A final report on the 28-year-old player's death on Nov. 23 has not been issued. But an autopsy found he had hypertensive heart disease, a condition that hardens the heart's walls and can cause it to stop beating, said Dr. Vernard Adams, the Hillsborough County medical examiner.
He said the left-hander also had myxoid valvular disease, a condition that affects the way blood flows through a valve that separates the upper and lower chambers on the heart's left side. Both conditions can lead to a higher risk of cardiac arrest.
Adams said medical records indicated that Kennedy had some elevated blood pressure readings and had an electrocardiogram, but those tests would not necessarily reveal either condition.
Hypertensive heart disease ``is very common in the general population,'' Adams said, but ``not common in this age group.''
Kennedy was a journeyman left-hander who played seven years in the majors and played for three teams during the 2007 season. He had a 43-61 career record with 4.79 ERA in 222 appearances.
He appeared in 27 games with the Oakland Athletics before being released and pitching briefly for the Arizona Diamondbacks. He ended the season with the Toronto Blue Jays, who said they intended to bring him back next season.

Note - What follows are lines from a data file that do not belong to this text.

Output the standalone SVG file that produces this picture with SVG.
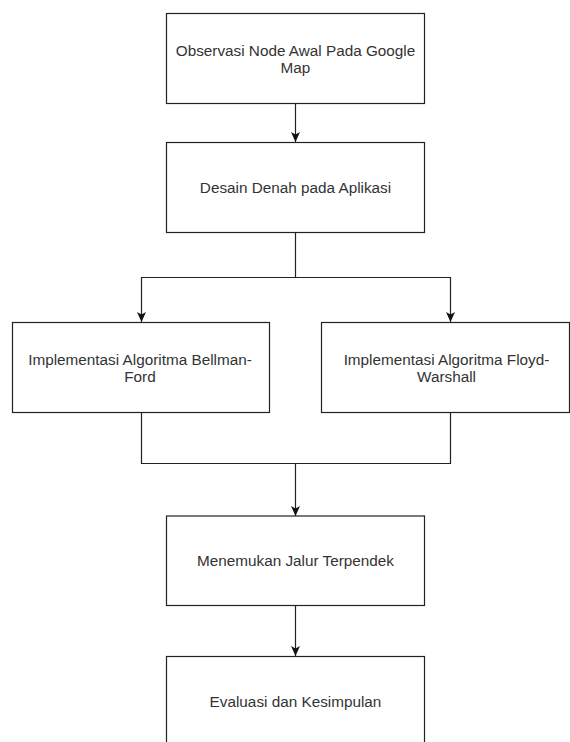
<svg xmlns="http://www.w3.org/2000/svg" width="570" height="742" viewBox="0 0 570 742">
  <style>
    .box { fill: #ffffff; stroke: #222222; stroke-width: 1.2; }
    .lbl { font-family: "Liberation Sans", Arial, sans-serif; font-size: 15.3px; fill: #333333; text-anchor: middle; }
    .edge { fill: none; stroke: #222222; stroke-width: 1.2; }
  </style>
  <defs>
    <marker id="arrow" viewBox="0 0 10 10" refX="10" refY="5" markerWidth="10" markerHeight="10" markerUnits="userSpaceOnUse" orient="auto">
      <path d="M0,0.5 L10,5 L0,9.5 L2.5,5 Z" fill="#111111"/>
    </marker>
  </defs>
  <rect width="570" height="742" fill="#ffffff"/>

  <g id="connectors">
    <path class="edge" d="M295.5,103.5 L295.5,142" marker-end="url(#arrow)"/>
    <path class="edge" d="M295.5,232.5 L295.5,277.5 L141.5,277.5 L141.5,322" marker-end="url(#arrow)"/>
    <path class="edge" d="M295.5,277.5 L450.5,277.5 L450.5,322" marker-end="url(#arrow)"/>
    <path class="edge" d="M141.5,412.5 L141.5,463.5 L295.5,463.5 L295.5,516" marker-end="url(#arrow)"/>
    <path class="edge" d="M450.5,412.5 L450.5,463.5 L295.5,463.5"/>
    <path class="edge" d="M295.5,605.5 L295.5,656" marker-end="url(#arrow)"/>
  </g>

  <g id="node1">
    <rect class="box" x="166.5" y="13.5" width="258" height="90"/>
    <text class="lbl" x="295.5" y="56">Observasi Node Awal Pada Google</text>
    <text class="lbl" x="295.5" y="73">Map</text>
  </g>
  <g id="node2">
    <rect class="box" x="166.5" y="142.5" width="258" height="90"/>
    <text class="lbl" x="295.5" y="193">Desain Denah pada Aplikasi</text>
  </g>
  <g id="node3">
    <rect class="box" x="12.5" y="322.5" width="257" height="90"/>
    <text class="lbl" x="140" y="365">Implementasi Algoritma Bellman-</text>
    <text class="lbl" x="140" y="382">Ford</text>
  </g>
  <g id="node4">
    <rect class="box" x="321.5" y="322.5" width="248" height="90"/>
    <text class="lbl" x="446.5" y="365">Implementasi Algoritma Floyd-</text>
    <text class="lbl" x="446.5" y="382">Warshall</text>
  </g>
  <g id="node5">
    <rect class="box" x="166.5" y="516" width="258" height="89.5"/>
    <text class="lbl" x="295.5" y="566">Menemukan Jalur Terpendek</text>
  </g>
  <g id="node6">
    <rect class="box" x="166.5" y="656.5" width="258" height="90"/>
    <text class="lbl" x="295.5" y="707">Evaluasi dan Kesimpulan</text>
  </g>
</svg>
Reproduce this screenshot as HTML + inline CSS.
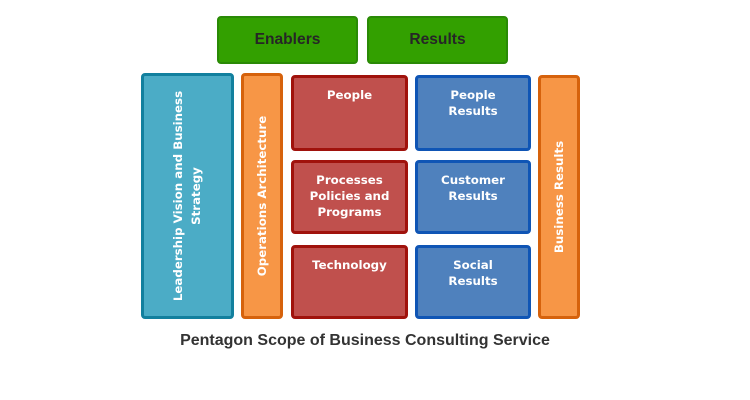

Athletics team physician Dr. Allan Pont told the San Francisco Chronicle that Kennedy had a family history of heart disease and the pitcher underwent numerous tests. ``There were no abnormalities to suggest anything wrong with his heart,'' Pont told the newspaper.
A team spokesman did not return a phone message from The Associated Press. A Blue Jays spokesman told the AP he would check with the team's medical staff about any testing or treatment Kennedy may have received.
Kennedy and his family lived in the Denver area and had just bought a new house at the time of this death. He was visiting his in-laws in Brandon, a suburb east of Tampa, and was supposed to attend a wedding the day he died.